Secretly she had often dreamed of her other selves, the wild, the free, the natural, the capricious, the whimsical, the mischievous ones. But the constant demand upon the good one was atrophying the others.

But there are invitations which are like commands.

There are heraldic worlds of spiritual and emotional aristocracy which have nothing to do with conventional morality, which give to certain acts a quality of noblesse oblige, a faithfulness to the highest capacities of a personality, a sort of life on the altitudes, a devotion to the idealized self. The artists who had overthrown conventions submitted to this code and knew the sadness and guilt which came from any failing in this voluntary standard. All of them suffered at times from a guilt resembling the guilt of the religious, the moralists, the bourgeois, while apparently living in opposition to them. It was the incurable guilt of the idealist seeking to reach an image of one’s self one could be proud of.

They had merely created fraternities, duties, communal taboos of another sort, but to which they adhered at the cost of great personal sacrifices.

Djuna did not know how this good self had attained such prominence. She did not know how it had come to be born at all, for she considered it thrust upon her, not adopted by her. She felt much less good than she was expected to be. It gave her a feeling of treachery, of deception.

She did not have the courage to say: I would rather not see Zora, not know your other life. I would rather retain my illusion of a single love.

In childhood she remembered she played dangerous games. She sought adventures and difficulties. She fabricated paper wings and threw herself out of a second-story window, escaping injury by a miracle. She did not want to be the sweet and gentle heroine in charades and games, but the dark queen of intrigue. She preferred Catherine de’ Medici to the flavorless and innocent princesses.

She was often tangled in her own high rebellions, in her devastating bad tempers, and in lies.
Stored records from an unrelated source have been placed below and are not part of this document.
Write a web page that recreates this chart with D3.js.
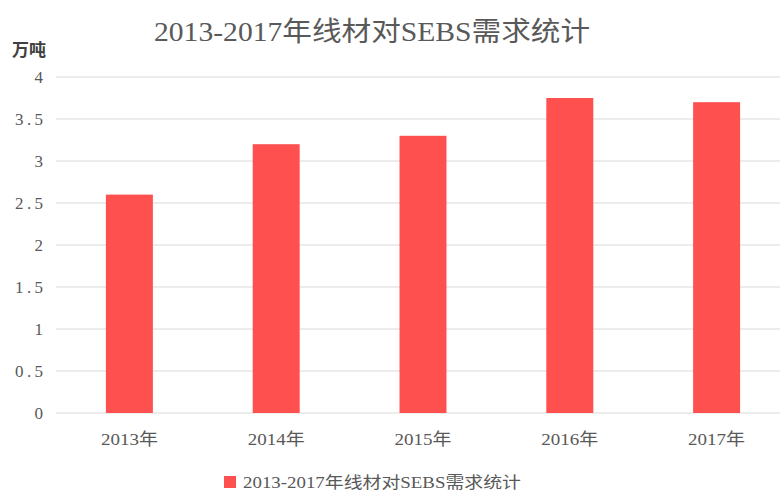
<!DOCTYPE html>
<html><head><meta charset="utf-8">
<script src="https://cdn.jsdelivr.net/npm/d3@7"></script>
<style>body{margin:0;background:#fff;}svg{display:block;}</style>
</head><body>
<svg id="c" width="780" height="490"></svg>
<script>
const categories = ["2013年","2014年","2015年","2016年","2017年"];
const values = [2.6, 3.2, 3.3, 3.75, 3.7];
const yTicks = [0, 0.5, 1, 1.5, 2, 2.5, 3, 3.5, 4];
const yTickLabels = ["0","0.5","1","1.5","2","2.5","3","3.5","4"];
const titleText = "2013-2017年线材对SEBS需求统计";
const seriesName = "2013-2017年线材对SEBS需求统计";
const unitText = "万吨";

const font = "'Liberation Serif','DejaVu Serif','Noto Sans CJK SC',serif";
const svg = d3.select("#c");
const x = d3.scaleBand().domain(categories).range([56, 790]).paddingInner(0.68).paddingOuter(0.34);
const y = d3.scaleLinear().domain([0, 4]).range([413, 77]);

svg.append("g").selectAll("line").data(yTicks).join("line")
  .attr("x1", 56).attr("x2", 780)
  .attr("y1", d => y(d)).attr("y2", d => y(d))
  .attr("stroke", "#d9d9d9").attr("stroke-width", 1.2);

svg.append("g").selectAll("rect").data(values).join("rect")
  .attr("x", (d, i) => x(categories[i]))
  .attr("width", x.bandwidth())
  .attr("y", d => y(d))
  .attr("height", d => y(0) - y(d))
  .attr("fill", "#FF5050");

svg.append("g").selectAll("text").data(yTicks).join("text")
  .attr("x", 43).attr("y", d => y(d) + 6)
  .attr("text-anchor", "end")
  .attr("font-family", font).attr("font-size", 17).attr("fill", "#595959")
  .each(function(d, i) {
    const t = d3.select(this).text(yTickLabels[i]);
    if (yTickLabels[i].length > 1) t.attr("textLength", 28).attr("lengthAdjust", "spacing");
  });

svg.append("g").selectAll("text").data(categories).join("text")
  .attr("x", d => x(d) + x.bandwidth() / 2).attr("y", 445)
  .attr("text-anchor", "middle")
  .attr("font-family", font).attr("font-size", 17).attr("fill", "#595959")
  .attr("textLength", 57).attr("lengthAdjust", "spacingAndGlyphs")
  .text(d => d);

svg.append("text").attr("x", 372).attr("y", 41)
  .attr("text-anchor", "middle")
  .attr("font-family", font).attr("font-size", 27).attr("fill", "#595959")
  .attr("textLength", 436).attr("lengthAdjust", "spacingAndGlyphs")
  .text(titleText);

svg.append("text").attr("x", 12).attr("y", 56)
  .attr("font-family", "'Noto Sans CJK SC',sans-serif").attr("font-size", 17)
  .attr("font-weight", "bold").attr("fill", "#404040")
  .text(unitText);

svg.append("rect").attr("x", 224).attr("y", 476).attr("width", 12).attr("height", 12).attr("fill", "#FF5050");
svg.append("text").attr("x", 243).attr("y", 488)
  .attr("font-family", font).attr("font-size", 16).attr("fill", "#595959")
  .attr("textLength", 278).attr("lengthAdjust", "spacingAndGlyphs")
  .text(seriesName);
</script>
</body></html>
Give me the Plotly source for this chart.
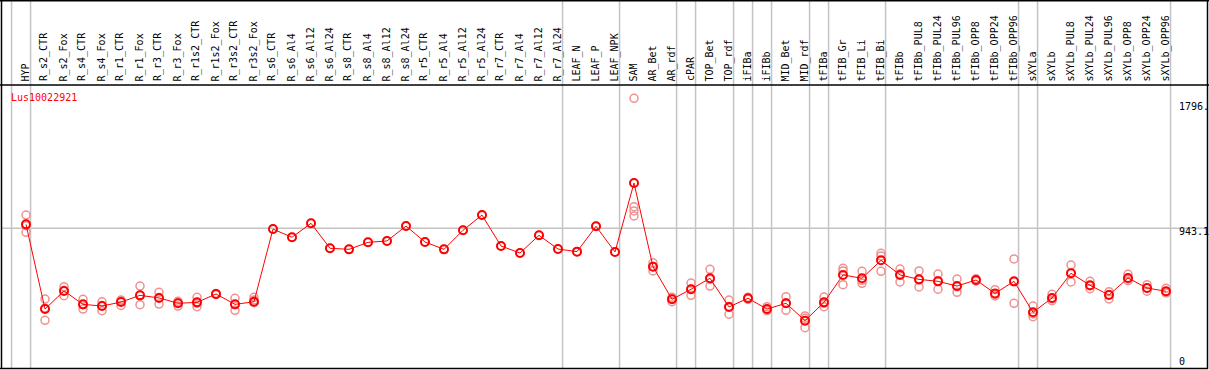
import plotly.graph_objects as go

W, H = 1209, 370

title = "Lus10022921"
categories = ["HYP", "R_s2_CTR", "R_s2_Fox", "R_s4_CTR", "R_s4_Fox", "R_r1_CTR", "R_r1_Fox",
              "R_r3_CTR", "R_r3_Fox", "R_r1s2_CTR", "R_r1s2_Fox", "R_r3s2_CTR", "R_r3s2_Fox",
              "R_s6_CTR", "R_s6_Al4", "R_s6_Al12", "R_s6_Al24", "R_s8_CTR", "R_s8_Al4", "R_s8_Al12",
              "R_s8_Al24", "R_r5_CTR", "R_r5_Al4", "R_r5_Al12", "R_r5_Al24", "R_r7_CTR", "R_r7_Al4",
              "R_r7_Al12", "R_r7_Al24", "LEAF_N", "LEAF_P", "LEAF_NPK", "SAM", "AR_Bet", "AR_rdf",
              "cPAR", "TOP_Bet", "TOP_rdf", "iFIBa", "iFIBb", "MID_Bet", "MID_rdf", "tFIBa",
              "tFIB_Gr", "tFIB_Li", "tFIB_Bi", "tFIBb", "tFIBb_PUL8", "tFIBb_PUL24", "tFIBb_PUL96",
              "tFIBb_OPP8", "tFIBb_OPP24", "tFIBb_OPP96", "sXYLa", "sXYLb", "sXYLb_PUL8",
              "sXYLb_PUL24", "sXYLb_PUL96", "sXYLb_OPP8", "sXYLb_OPP24", "sXYLb_OPP96"]

means = [969, 413, 532, 444, 433, 459, 503, 486, 451, 457, 512, 444, 461,
         938, 884, 976, 812, 805, 851, 860, 958, 853, 805, 930, 1030, 827, 781, 897, 807,
         790, 956, 788, 1240, 691, 477, 543, 615, 427, 484, 413, 451, 337, 457,
         637, 615, 733, 637, 608, 595, 564, 604, 516, 595, 392, 486, 648, 569, 505, 617, 551, 530]

replicates = [
    [1030, 917, 960], [479, 339, 420], [560, 501, 535], [477, 413, 442], [461, 402, 436],
    [472, 437, 468], [564, 442, 503], [523, 446, 489], [464, 433, 456], [490, 429, 452],
    [516, 508], [484, 405, 443], [490, 472, 455],
    [938], [884], [976], [812], [805], [851], [860], [958], [853], [805], [930], [1030],
    [827], [781], [897], [807], [790], [956], [788],
    [1796, 1085, 1057, 1024], [717, 663, 693], [461, 490, 480], [584, 503, 543],
    [674, 564, 607], [472, 379, 430], [477, 490], [429, 402, 408], [494, 405, 454],
    [368, 291, 352], [492, 429, 450], [681, 663, 573], [661, 582, 602], [779, 761, 661],
    [676, 591, 644], [663, 558, 603], [643, 543, 599], [610, 523, 559], [612, 596],
    [540, 499, 509], [742, 451, 592], [433, 363, 381], [510, 468, 480], [702, 591, 651],
    [595, 547, 565], [527, 479, 509], [641, 599, 611], [573, 530, 550], [549, 520, 521],
]

# group boundaries: separator drawn after these category indices
group_ends = [-1, 0, 28, 31, 34, 35, 37, 38, 39, 41, 42, 45, 52, 53, 60]

y_tick_values = [1796, 943.1, 0]
y_tick_labels = ["1796.", "943.1", "0"]
gridline_value = 943.1

assert len(categories) == len(means) == len(replicates)

# pixel helpers (layout only)
px_per_cat = 19.0
x0_pix = 26.0
x_range = [(0 - x0_pix) / px_per_cat, (W - x0_pix) / px_per_cat]
zero_pix = 372.0
scale = (zero_pix - 228.3) / 943.1
y_range = [(zero_pix - H) / scale, zero_pix / scale]


def py(pix):
    return 1 - pix / H


def px(pix):
    return pix / W


rx, ry = [], []
for i, reps in enumerate(replicates):
    for v in reps:
        rx.append(i)
        ry.append(v)

fig = go.Figure()
fig.add_trace(go.Scatter(
    x=rx, y=ry, mode="markers",
    marker=dict(symbol="circle-open", size=8, color="#f09090", line=dict(width=1.5, color="#f09090")),
    hoverinfo="skip", showlegend=False))
fig.add_trace(go.Scatter(
    x=list(range(len(categories))), y=means, mode="lines+markers",
    line=dict(color="#ff0000", width=1),
    marker=dict(symbol="circle-open", size=8, color="#ff0000", line=dict(width=2, color="#ff0000")),
    showlegend=False))

shapes = []
grey = "#c4c4c4"
for g in group_ends:
    xv = g + 0.24
    shapes.append(dict(type="line", xref="x", yref="paper", x0=xv, x1=xv, y0=py(368), y1=1,
                       line=dict(color=grey, width=1.5), layer="below"))
shapes.append(dict(type="line", xref="paper", yref="y", x0=px(1), x1=px(1207),
                   y0=gridline_value, y1=gridline_value, line=dict(color=grey, width=1.5), layer="below"))
# frame
black = "#000000"
shapes += [
    dict(type="line", xref="paper", yref="paper", x0=0, x1=1, y0=py(0.7), y1=py(0.7), line=dict(color=black, width=1.5)),
    dict(type="line", xref="paper", yref="paper", x0=0, x1=1, y0=py(85), y1=py(85), line=dict(color=black, width=1.5)),
    dict(type="line", xref="paper", yref="paper", x0=0, x1=px(1208), y0=py(368.5), y1=py(368.5), line=dict(color=black, width=1.5)),
    dict(type="line", xref="paper", yref="paper", x0=px(1.5), x1=px(1.5), y0=py(369), y1=1, line=dict(color=black, width=1.5)),
    dict(type="line", xref="paper", yref="paper", x0=px(1207.5), x1=px(1207.5), y0=py(369), y1=1, line=dict(color=black, width=1.5)),
]

font_family = "DejaVu Sans Mono"
annotations = []
for i, c in enumerate(categories):
    annotations.append(dict(x=i, xref="x", y=py(83.5), yref="paper", text=c, textangle=-90,
                            showarrow=False, xanchor="center", yanchor="bottom", xshift=-1,
                            font=dict(family=font_family, size=10, color="black")))
annotations.append(dict(x=px(9), xref="paper", y=py(97.5), yref="paper", text=title, showarrow=False,
                        xanchor="left", yanchor="middle", font=dict(family=font_family, size=10, color="#ff0000")))
label_centers = [106.7, 231.7, 361.7]
for lab, cy in zip(y_tick_labels, label_centers):
    annotations.append(dict(x=px(1177), xref="paper", y=py(cy), yref="paper", text=lab, showarrow=False,
                            xanchor="left", yanchor="middle", font=dict(family=font_family, size=10, color="black")))

fig.update_layout(
    width=W, height=H, margin=dict(l=0, r=0, t=0, b=0),
    paper_bgcolor="white", plot_bgcolor="white",
    xaxis=dict(range=x_range, visible=False, fixedrange=True),
    yaxis=dict(range=y_range, visible=False, fixedrange=True),
    shapes=shapes, annotations=annotations, showlegend=False,
)

fig.write_html("out.html", config={"displayModeBar": False},
               post_script="document.body.style.margin='0px';document.body.style.overflow='hidden';")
But her parents repeated obsessionally: You must be good. You must keep your dress clean. You must be kind, thank the lady, hide your pain if you fall, do not reach for anything you want, do not attract attention to yourself, do not be vain about the ribbon in your hair, efface yourself, be silent and modest, give up to your brothers the games they want, curb your temper, do not talk too much, do not invent stories about things which never happened, be good or else you will not be loved. And when she was accused of any of these offenses, both parents turned away from her and she was denied the good-night or good-morning kiss which was essential to her happiness. Her mother carried out her threats of loss into games which seemed like tragedies to Djuna the child: once swimming in a lake before Djuna’s anxious eyes, she had pretended to disappear and be drowned. When she reappeared on the surface Djuna was already hysterical. Another time, in a vast railroad station, when Djuna was six years old, the mother hid behind a column and Djuna found herself alone in the crowd, lost, and again she wept hysterically.